What needs to be done. Return the material word for word. Do not include pictures.

Provided data.
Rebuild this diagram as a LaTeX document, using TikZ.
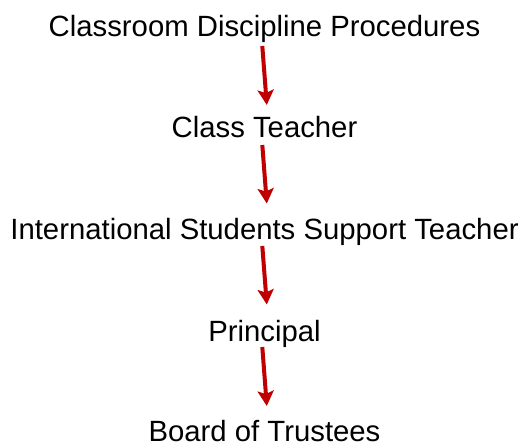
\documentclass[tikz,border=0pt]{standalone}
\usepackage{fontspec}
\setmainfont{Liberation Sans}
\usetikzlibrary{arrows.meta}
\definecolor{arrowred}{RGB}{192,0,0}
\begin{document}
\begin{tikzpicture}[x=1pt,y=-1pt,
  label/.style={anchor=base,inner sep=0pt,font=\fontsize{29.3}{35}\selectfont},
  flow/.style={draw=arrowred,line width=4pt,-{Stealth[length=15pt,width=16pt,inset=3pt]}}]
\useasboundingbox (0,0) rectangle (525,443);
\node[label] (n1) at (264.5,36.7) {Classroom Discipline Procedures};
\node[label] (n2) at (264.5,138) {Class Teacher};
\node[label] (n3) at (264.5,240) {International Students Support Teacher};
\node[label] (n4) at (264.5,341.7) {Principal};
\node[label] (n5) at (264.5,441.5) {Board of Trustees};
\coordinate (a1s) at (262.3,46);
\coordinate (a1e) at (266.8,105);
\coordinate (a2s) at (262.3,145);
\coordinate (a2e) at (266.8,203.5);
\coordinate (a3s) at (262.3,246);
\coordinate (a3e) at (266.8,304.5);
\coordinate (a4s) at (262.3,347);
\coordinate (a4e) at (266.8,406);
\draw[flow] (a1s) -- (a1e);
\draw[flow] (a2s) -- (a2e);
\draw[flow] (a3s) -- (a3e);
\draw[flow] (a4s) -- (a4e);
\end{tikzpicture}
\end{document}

Task response.
Rebuild this diagram as a LaTeX document, using TikZ.
\documentclass[tikz,border=0pt]{standalone}
\usepackage{fontspec}
\setmainfont{Liberation Sans}
\usetikzlibrary{arrows.meta}
\definecolor{arrowred}{RGB}{192,0,0}
\begin{document}
\begin{tikzpicture}[x=1pt,y=-1pt,
  label/.style={anchor=base,inner sep=0pt,font=\fontsize{29.3}{35}\selectfont},
  flow/.style={draw=arrowred,line width=4pt,-{Stealth[length=15pt,width=16pt,inset=3pt]}}]
\useasboundingbox (0,0) rectangle (525,443);
\node[label] (n1) at (264.5,36.7) {Classroom Discipline Procedures};
\node[label] (n2) at (264.5,138) {Class Teacher};
\node[label] (n3) at (264.5,240) {International Students Support Teacher};
\node[label] (n4) at (264.5,341.7) {Principal};
\node[label] (n5) at (264.5,441.5) {Board of Trustees};
\coordinate (a1s) at (262.3,46);
\coordinate (a1e) at (266.8,105);
\coordinate (a2s) at (262.3,145);
\coordinate (a2e) at (266.8,203.5);
\coordinate (a3s) at (262.3,246);
\coordinate (a3e) at (266.8,304.5);
\coordinate (a4s) at (262.3,347);
\coordinate (a4e) at (266.8,406);
\draw[flow] (a1s) -- (a1e);
\draw[flow] (a2s) -- (a2e);
\draw[flow] (a3s) -- (a3e);
\draw[flow] (a4s) -- (a4e);
\end{tikzpicture}
\end{document}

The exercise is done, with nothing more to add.